Vapor-Liquid Equilibrium (VLE) Measurement at Rareytec

Most published VLE data come from traditional dynamic recirculation stills or static equilibrium cells.

• Dynamic recirculation stills operate at constant pressure, producing mostly isobaric data that mix temperature and composition effects. They require significant operator experience, large sample volumes, and are prone to issues like foaming or unsteady boiling—especially with viscous or wide-boiling mixtures.
• Static (synthetic) cells (Van Ness method) need thorough degassing and leak-free equipment. They yield P-x data at fixed temperature, from which K-factors are derived via model fitting. However, they provide little information on heavy-component vapor concentrations in wide-boiling systems and become unreliable at higher pressures without specialized sampling and GC analysis.

Looking for a faster, low-sample-volume alternative, we evaluated headspace gas chromatography (HS-GC). Synthetic mixtures are prepared in sealed vials, equilibrated at target temperature with shaking, and the vapor phase (“headspace”) is sampled and analyzed by GC to directly obtain y-compositions—giving xyT data sets.

Commercial HS-GC systems are rarely used for precise VLE because of condensation risks and potential loss of heavy components in sampling lines.

Rareytec’s Optimized HS-GC System

We developed a custom headspace thermostat that:

• Liquid-thermostats the vial bottoms while superheating the upper section with air to eliminate condensation.
• Uses mixture-specific septa (including gold-plated aluminum and stainless steel) to prevent absorption or leakage.
• Employs a superheated syringe for sampling.
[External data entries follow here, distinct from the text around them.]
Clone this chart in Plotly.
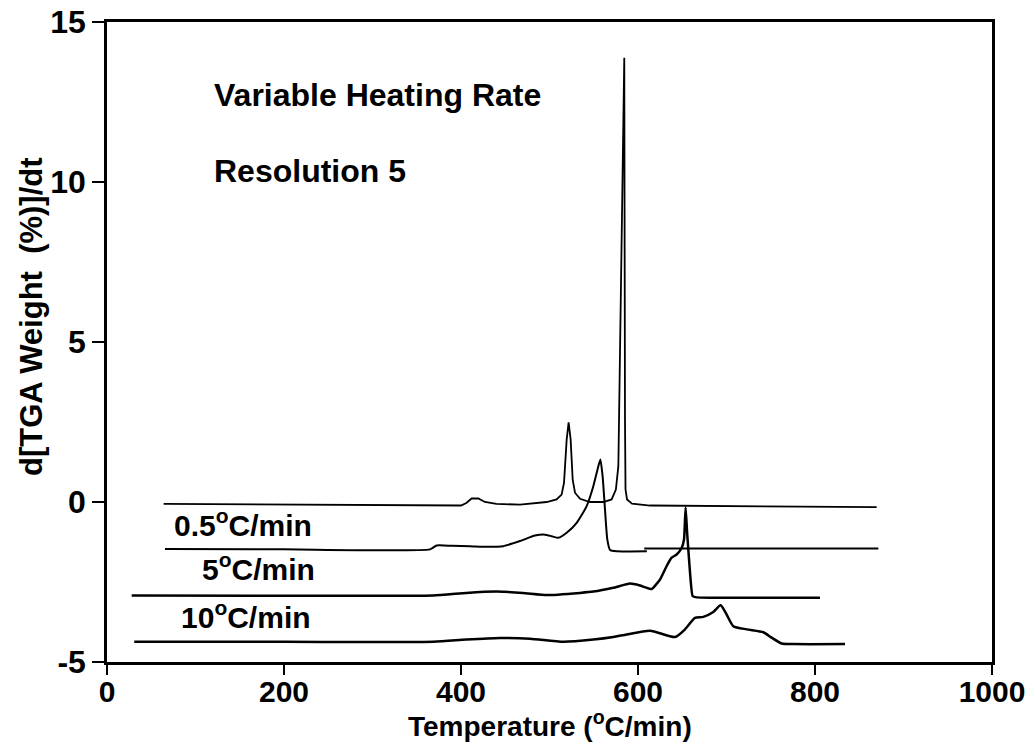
import plotly.graph_objects as go

# ---- data ----
x_a = [64, 200, 350, 400, 406, 412, 419.6, 427, 440, 466.7, 496.8, 508, 513.7, 516.4, 519.4,
       521.6, 523.9, 526.2, 528.8, 534.5, 545.8, 560.8, 570.2, 575, 577.8, 578.9, 584.5,
       585.3, 585.9, 587.6, 593.2, 613.6, 737.9, 869.7]
y_a = [-0.06, -0.08, -0.1, -0.11, -0.03, 0.11, 0.11, 0.0, -0.06, -0.08, 0.0, 0.08, 0.23, 0.6, 1.95,
       2.49, 1.95, 0.7, 0.29, 0.1, 0.0, 0.0, 0.08, 0.39, 1.12, 3.2, 13.88,
       2.58, 0.39, 0.08, -0.05, -0.11, -0.14, -0.16]

x_b = [65.5, 200, 365, 372.5, 390, 410, 429, 447.8, 466.7, 483.6, 494.9, 502.5, 510, 519.4,
       530.7, 542, 549.5, 555.2, 557.5, 560, 562.7, 565.3, 568.4, 575.9, 610, None, 607, 871.6]
y_b = [-1.47, -1.48, -1.48, -1.36, -1.37, -1.38, -1.4, -1.38, -1.22, -1.05, -1.02, -1.07, -1.12, -0.96,
       -0.65, -0.13, 0.49, 1.12, 1.33, 0.81, -0.23, -1.17, -1.5, -1.54, -1.54, None, -1.45, -1.45]

x_c = [27.9, 200, 368.7, 406, 440, 470, 496.8, 534.5, 549.5, 572.1, 591, 602.3, 615.4, 624.9,
       632.4, 638, 643.7, 649.4, 652, 653.8, 655.5, 658.8, 661.7, 666.2, 805.6]
y_c = [-2.92, -2.93, -2.92, -2.84, -2.8, -2.84, -2.91, -2.84, -2.8, -2.68, -2.55, -2.61, -2.72, -2.42,
       -2.0, -1.74, -1.64, -1.43, -1.17, -0.17, -0.96, -2.21, -2.94, -2.98, -2.99]

x_d = [30.8, 200, 368.7, 406, 444, 478, 515.6, 549.5, 572, 587.1, 613.6, 641.8, 653.1, 664.4,
       673.8, 685.1, 693.3, 700.2, 707.7, 722.8, 741.6, 751, 762.3, 775.5, 833.9]
y_d = [-4.37, -4.37, -4.37, -4.3, -4.25, -4.27, -4.37, -4.3, -4.22, -4.14, -4.02, -4.22, -3.98, -3.62,
       -3.59, -3.44, -3.23, -3.52, -3.88, -3.98, -4.07, -4.24, -4.42, -4.44, -4.44]

x_ticks = [0, 200, 400, 600, 800, 1000]
y_ticks = [-5, 0, 5, 10, 15]
y_tick_text = ["-5", "0", "5", "10", "15"]

FONT = "Liberation Sans, Arial, sans-serif"


def bold(size):
    return dict(family=FONT, size=size, color="black", weight="bold")


fig = go.Figure()
fig.add_trace(go.Scatter(x=x_a, y=y_a, mode="lines", line=dict(color="black", width=1.8), showlegend=False))
fig.add_trace(go.Scatter(x=x_b, y=y_b, mode="lines", line=dict(color="black", width=2, shape="spline", smoothing=0.5), showlegend=False))
fig.add_trace(go.Scatter(x=x_c, y=y_c, mode="lines", line=dict(color="black", width=2.5, shape="spline", smoothing=0.4), showlegend=False))
fig.add_trace(go.Scatter(x=x_d, y=y_d, mode="lines", line=dict(color="black", width=2.5, shape="spline", smoothing=0.6), showlegend=False))

annotations = [
    dict(x=118.5, y=12.73, text="Variable Heating Rate", xanchor="left", yanchor="middle", showarrow=False, font=bold(32)),
    dict(x=118.5, y=10.34, text="Resolution 5", xanchor="left", yanchor="middle", showarrow=False, font=bold(32)),
    dict(x=73, y=-0.67, text="0.5<sup>o</sup>C/min", xanchor="left", yanchor="middle", showarrow=False, font=bold(30)),
    dict(x=105, y=-2.03, text="5<sup>o</sup>C/min", xanchor="left", yanchor="middle", showarrow=False, font=bold(30)),
    dict(x=81.4, y=-3.53, text="10<sup>o</sup>C/min", xanchor="left", yanchor="middle", showarrow=False, font=bold(30)),
    dict(xref="paper", yref="paper", x=-0.0859, y=0.5406, text="d[TGA Weight  (%)]/dt", textangle=-90,
         xanchor="center", yanchor="middle", showarrow=False, font=bold(31)),
    dict(xref="paper", yref="paper", x=0.5, y=-0.0969, text="Temperature (<sup>o</sup>C/min)",
         xanchor="center", yanchor="middle", showarrow=False, font=bold(28)),
]

fig.update_layout(
    width=1035, height=746,
    margin=dict(l=107, r=43, t=22, b=84, autoexpand=False),
    paper_bgcolor="white", plot_bgcolor="white",
    annotations=annotations,
    xaxis=dict(range=[0, 1000], tickvals=x_ticks, ticks="outside", ticklen=10, tickwidth=2, tickcolor="black",
               showline=True, linewidth=2.5, linecolor="black", mirror=True, showgrid=False, zeroline=False,
               automargin=False, tickfont=bold(30), ticklabelstandoff=-9),
    yaxis=dict(range=[-5, 15], tickvals=y_ticks, ticktext=y_tick_text, ticks="outside", ticklen=12, tickwidth=2,
               tickcolor="black", showline=True, linewidth=2.5, linecolor="black", mirror=True, showgrid=False,
               zeroline=False, automargin=False, tickfont=bold(32)),
)

fig.write_html("out.html")
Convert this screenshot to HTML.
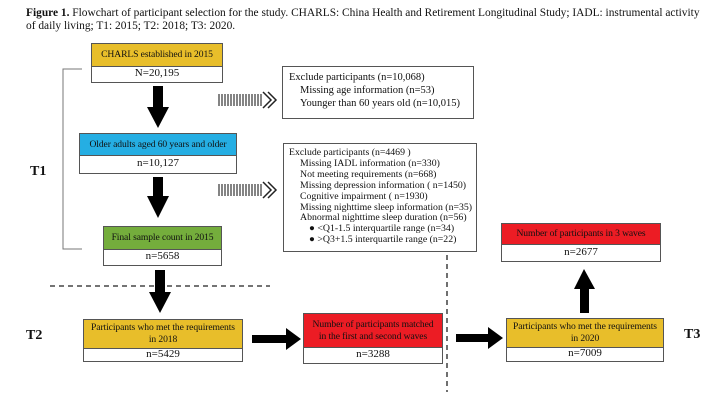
<!DOCTYPE html>
<html><head><meta charset="utf-8"><style>
body{margin:0;width:726px;height:410px;background:#fff;position:relative;overflow:hidden;font-family:"Liberation Serif",serif;color:#111}
.a{position:absolute}
.box{position:absolute;border:1px solid #555;box-sizing:border-box;background:#fff}
.hd{position:absolute;left:0;right:0;top:0;display:flex;align-items:center;justify-content:center;text-align:center;border-bottom:1px solid #555;font-size:9.6px;line-height:12px;white-space:nowrap;letter-spacing:-0.1px}
.ft{position:absolute;left:0;right:0;bottom:0;display:flex;align-items:center;justify-content:center;font-size:11px}
.ex{font-size:10.5px;line-height:13px;padding:4px 0 0 6px;white-space:nowrap}
.ex2{font-size:9.8px;line-height:10.9px;padding:4px 0 0 5px;white-space:nowrap}
.i{padding-left:11px}
.i2{padding-left:20px}
.lbl{position:absolute;font-weight:bold;font-size:14px}
</style></head><body>
<div class="a" style="left:26px;top:7px;font-size:11.4px;line-height:13px;white-space:nowrap"><b>Figure 1.</b> Flowchart of participant selection for the study. CHARLS: China Health and Retirement Longitudinal Study; IADL: instrumental activity<br>of daily living; T1: 2015; T2: 2018; T3: 2020.</div>

<svg class="a" style="left:0;top:0" width="726" height="410">
<g fill="none" stroke="#777" stroke-width="1">
<polyline points="82,69 63,69 63,249 82,249"/>
</g>
<g stroke="#222" stroke-width="1.3" stroke-dasharray="5,4">
<line x1="50" y1="286" x2="270" y2="286"/>
<line x1="447" y1="255" x2="447" y2="392"/>
</g>
<g fill="#000">
<polygon points="153,86 163,86 163,107 169,107 158,128 147,107 153,107"/>
<polygon points="153,177 163,177 163,196 169,196 158,218 147,196 153,196"/>
<polygon points="155,270 165,270 165,292 171,292 160,313 149,292 155,292"/>
<polygon points="252,335 286,335 286,328 301,339 286,350 286,343 252,343"/>
<polygon points="456,334 488,334 488,327 503,338 488,349 488,342 456,342"/>
<polygon points="580,313 589,313 589,289 595,289 584,269 574,289 580,289"/>
</g>
<g stroke="#333" stroke-width="1.2">
<path d="M219,94v12M222,94v12M225,94v12M228,94v12M231,94v12M234,94v12M237,94v12M240,94v12M243,94v12M246,94v12M249,94v12M252,94v12M255,94v12M258,94v12M261,94v12"/>
<path d="M219,184v12M222,184v12M225,184v12M228,184v12M231,184v12M234,184v12M237,184v12M240,184v12M243,184v12M246,184v12M249,184v12M252,184v12M255,184v12M258,184v12M261,184v12"/>
</g>
<g fill="none" stroke="#222" stroke-width="1.5">
<polyline points="263,92 271,100 263,108"/><polyline points="268,92 276,100 268,108"/>
<polyline points="263,182 271,190 263,198"/><polyline points="268,182 276,190 268,198"/>
</g>
</svg>

<div class="box" style="left:91px;top:43px;width:132px;height:40px"><div class="hd" style="height:22px;background:#e8be2a">CHARLS established in 2015</div><div class="ft" style="height:18px">N=20,195</div></div>
<div class="box" style="left:79px;top:133px;width:158px;height:41px"><div class="hd" style="height:21px;background:#25aee3">Older adults aged 60 years and older</div><div class="ft" style="height:20px">n=10,127</div></div>
<div class="box" style="left:103px;top:226px;width:119px;height:40px"><div class="hd" style="height:22px;background:#74ad3c">Final sample count in 2015</div><div class="ft" style="height:18px">n=5658</div></div>

<div class="box ex" style="left:282px;top:66px;width:192px;height:53px">Exclude participants (n=10,068)<div class="i">Missing age information (n=53)</div><div class="i">Younger than 60 years old (n=10,015)</div></div>
<div class="box ex2" style="left:283px;top:143px;width:194px;height:109px">Exclude participants (n=4469 )<div class="i">Missing IADL information (n=330)</div><div class="i">Not meeting requirements (n=668)</div><div class="i">Missing depression information ( n=1450)</div><div class="i">Cognitive impairment ( n=1930)</div><div class="i">Missing nighttime sleep information (n=35)</div><div class="i">Abnormal nighttime sleep duration (n=56)</div><div class="i2">● &lt;Q1-1.5 interquartile range (n=34)</div><div class="i2">● &gt;Q3+1.5 interquartile range (n=22)</div></div>

<div class="box" style="left:501px;top:223px;width:160px;height:39px"><div class="hd" style="height:20px;background:#ec1c24">Number of participants in 3 waves</div><div class="ft" style="height:19px">n=2677</div></div>

<div class="box" style="left:83px;top:319px;width:160px;height:43px"><div class="hd" style="height:28px;background:#e8be2a">Participants who met the requirements<br>in 2018</div><div class="ft" style="height:15px">n=5429</div></div>
<div class="box" style="left:303px;top:313px;width:140px;height:51px"><div class="hd" style="height:33px;background:#ec1c24">Number of participants matched<br>in the first and second waves</div><div class="ft" style="height:18px">n=3288</div></div>
<div class="box" style="left:506px;top:318px;width:158px;height:44px"><div class="hd" style="height:28px;background:#e8be2a">Participants who met the requirements<br>in 2020</div><div class="ft" style="height:16px">n=7009</div></div>

<div class="lbl" style="left:30px;top:164px">T1</div>
<div class="lbl" style="left:26px;top:328px">T2</div>
<div class="lbl" style="left:684px;top:327px">T3</div>
</body></html>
Liquid composition is verified before and after each run in cooled vials—close to the known synthetic total composition. This serves as:

• Stability check (detects leakage or degradation).
• Built-in calibration points for GC area-to-mass ratios.

Vials contain PTFE static mixer baffles and are shaken during equilibration. Each of 12 vials is analyzed three times in a single automated GC run (36 injections in 30–60 min). Multiple isotherms for one mixture are typically completed in 1–2 days.

This approach delivers rapid, reliable xyT data with minimal sample quantities and high reproducibility.

We gratefully acknowledge the generous support of Aj. Wiroon Tanthapanichakoon (Charles), CEO of Global R&D, who provided the gas chromatograph, gases, and engineering assistance, and Prof. Panarat Rattanaphanee of Suranaree University of Technology.

We performed a number of test measurements, that will be published in the scientific literature.

Methanol – Ethanol – simple nearly ideal mixture

Hexane – Ethanol – non-ideal mixture where one component is an isomer-cut

In all cases, samples are analyzed in a single GC run to save time. Each of the 12 sample is injected 3 times. Any trend in the 3 measurements would point to possible non-equilibrium state in the cell. Technical hexane is a mixture of 5 different isomers, so in this case the resulting GC contains 216 component peaks:

Methanol – DMF – wide boiling mixture

The data generally agree well with the results of common estimation methods except for the case of methanol – DMF, where no literature data are available for the k-factor of DMF in this temperature range.